Working on a vineyard can be full of glamorous activities like nibbling on appetizers while sipping Pinot Grigio on a gorgeous porch as the sun sets over the distant hills. However, it’s also full of unglamorous (but necessary) activities – things like keeping accurate records, waking up early, and fixing grape harvester parts. To enjoy the former, you’ve got to do the latter as well.

Below are five unglamorous realities that are essential to life on a vineyard:

1. You’ll have to deal with unpredictable weather

There is a lot you can control on a vineyard – how often you work, the amount of land you have, and the fertilizers you use to enrich the soil. One thing you can’t control is the weather. No matter how hard you try, the weather is going to do what the weather is going to do.

This unexpected factor can lead to lots of frustrating experiences. For example, wildfires in California and Australia have destroyed many harvests over the years. Likewise, a brief spurt of freezing weather has wiped out a year’s worth of work on multiple Texas vineyards.  

2. You’ll have to wake up early 

If you want to have a smooth-running vineyard, then your days of sleeping in late are over. Vineyard workers (like most other farmers) are early risers. On most days, this means before the sun is up, you’re up, caffeinated, and on the cold ground working. 

The goal is to get a few hours of work in before the hottest part of the day hits. If you’re comfortable with that schedule, then it’s perfect. If you’re not, then you may want to reconsider vineyard life. 

3. You’ll have to do a lot of manual labor 

Alongside starting work before the crack of dawn, you’ll have to put in a lot of manual labor that can be physically demanding over time. The process of pruning and weeding can get rough on your back and knees after a while. Likewise, the initial planting and subsequent harvesting can require a lot of energy, depending on how automated it is.

4. You’ll spend a lot of money

The reality of managing or owning a vineyard is that it’s expensive. The property itself doesn’t come cheap, and neither does the equipment or labor needed to work it. Usually, these are upfront costs that you must pay before earning a profit from the year’s harvest. 

The annual profits depend, in large part, on the weather behaving well. Unfortunately, the weather doesn’t care if you’ve spent thousands of dollars on labor and equipment. If it wants to be cold and ruin the grapes, it will be cold and ruin the grapes. That’s why it’s important to have a bit of excess padding in your budget, so the good years can pull you through the bad ones. 

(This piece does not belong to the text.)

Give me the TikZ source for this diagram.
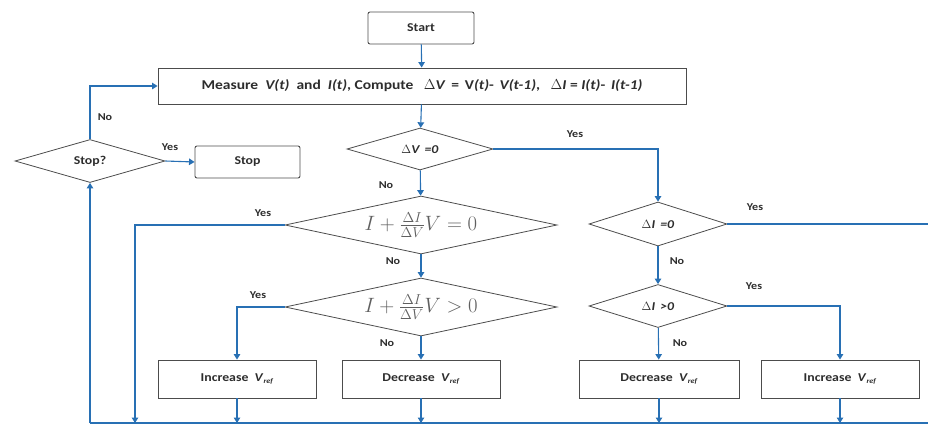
\documentclass[tikz,border=0pt]{standalone}
\usepackage{fontspec}
\setmainfont{Carlito}[FakeStretch=1.15]
\usetikzlibrary{shapes.geometric,arrows.meta}
\definecolor{flow}{RGB}{40,112,180}
\definecolor{ink}{RGB}{45,45,45}
\definecolor{mathgray}{RGB}{95,95,95}
\newcommand{\vref}{\textit{V}\raisebox{-2.5pt}{\fontsize{7}{8}\selectfont\textit{ref}}}
\tikzset{
  box/.style={draw=ink!85, line width=0.9pt, rectangle, inner sep=1pt, font=\bfseries\fontsize{12}{14}\selectfont, text=ink},
  rbox/.style={box, rounded corners=2pt},
  dec/.style={draw=ink!85, line width=0.8pt, diamond, inner sep=0pt, font=\bfseries\fontsize{12}{14}\selectfont, text=ink},
  mdec/.style={dec, font=\fontsize{22}{24}\selectfont, text=mathgray},
  flowline/.style={draw=flow, line width=1.1pt},
  arr/.style={flowline, -{Triangle[length=5.5pt,width=6.5pt]}},
  lbl/.style={font=\bfseries\fontsize{10.5}{12}\selectfont, text=ink, inner sep=0pt},
}
\begin{document}
\begin{tikzpicture}[x=1pt,y=-1pt]
\useasboundingbox (0,0) rectangle (928,426);
% nodes
\node[rbox, minimum width=106pt, minimum height=32pt] (start) at (421,28) {Start};
\node[box, minimum width=528pt, minimum height=36pt, font=\bfseries\fontsize{13.5}{15}\selectfont] (meas) at (422,86)
  {Measure \ \textit{V(t)} \ and \ \textit{I(t)}, Compute \ \ \textit{$\Delta$V} \,= \,V\textit{(t)}- \,\textit{V(t-1)}, \ \ \textit{$\Delta$I} = \textit{I(t)}- \,\textit{I(t-1)}};
\node[dec, minimum width=146pt, minimum height=42pt, shape aspect=3.5] (dv) at (420,149) {\textit{$\Delta$V \,=0}};
\node[dec, minimum width=150pt, minimum height=43pt, shape aspect=3.5] (stopq) at (90,161) {Stop?};
\node[rbox, minimum width=105pt, minimum height=32pt] (stop) at (247.5,162) {Stop};
\node[mdec, minimum width=272pt, minimum height=58pt, shape aspect=4.7] (eq0) at (421,225) {$I+\frac{\Delta I}{\Delta V}V=0$};
\node[mdec, minimum width=272pt, minimum height=58pt, shape aspect=4.7] (gt0) at (421,307) {$I+\frac{\Delta I}{\Delta V}V>0$};
\node[dec, minimum width=138pt, minimum height=44pt, shape aspect=3.1] (di0) at (658,224) {\textit{$\Delta$I \,=0}};
\node[dec, minimum width=138pt, minimum height=43pt, shape aspect=3.1] (dig) at (658,306) {\textit{$\Delta$I \,>0}};
\node[box, minimum width=158pt, minimum height=38pt] (incL) at (237,379) {Increase \ \vref};
\node[box, minimum width=158pt, minimum height=38pt] (decL) at (421,379) {Decrease \ \vref};
\node[box, minimum width=160pt, minimum height=38pt] (decR) at (659,379) {Decrease \ \vref};
\node[box, minimum width=158pt, minimum height=38pt] (incR) at (840,379) {Increase \ \vref};
% bottom return line coordinates
\coordinate (bl) at (90,423);
\coordinate (br) at (928,423);
\coordinate (b1) at (135,423);
\coordinate (rr) at (928,224);
% connectors
\draw[arr] (start) -- (meas);
\draw[arr] (meas) -- (dv);
\draw[arr] (dv) -- (eq0);
\draw[arr] (dv.east) -| (di0.north);
\draw[arr] (eq0) -- (gt0);
\draw[arr] (gt0.west) -| (incL.north);
\draw[arr] (gt0) -- (decL);
\draw[arr] (di0) -- (dig);
\draw[arr] (dig) -- (decR);
\draw[arr] (dig.east) -| (incR.north);
\draw[arr] (eq0.west) -| (b1);
\draw[flowline] (di0.east) -- (rr);
\draw[flowline] (bl) -- (br);
\draw[arr] (bl) -- (stopq.south);
\draw[arr] (stopq.north) |- (meas.west);
\draw[arr] (stopq.east) -- (stop.west);
\draw[arr] (incL.south) -- (incL.south |- bl);
\draw[arr] (decL.south) -- (decL.south |- bl);
\draw[arr] (decR.south) -- (decR.south |- bl);
\draw[arr] (incR.south) -- (incR.south |- bl);
% labels
\node[lbl] at (105,117) {No};
\node[lbl] at (170,147) {Yes};
\node[lbl] at (575,134) {Yes};
\node[lbl] at (386,185) {No};
\node[lbl] at (263,213) {Yes};
\node[lbl] at (393,261) {No};
\node[lbl] at (258,295) {Yes};
\node[lbl] at (387,343) {No};
\node[lbl] at (677,261) {No};
\node[lbl] at (754,286) {Yes};
\node[lbl] at (680,343) {No};
\node[lbl] at (755,207) {Yes};
\end{tikzpicture}
\end{document}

5. You’ll make a lot of mistakes

If you’re just starting out in the world of growing grapes, then it’s a near certainty that you’ll make a few mistakes. Learning where to prune, when to prune, and how to prune will take time – and so will a dozen other essential activities. Some mistakes will be small; others will be costly. However, they will all be an essential part of the learning curve. 

Keeping the above five realities in mind can give you a more accurate picture of what it’s like to own a vineyard. Although they might be unglamorous, they’re totally worth it if you love growing grapes.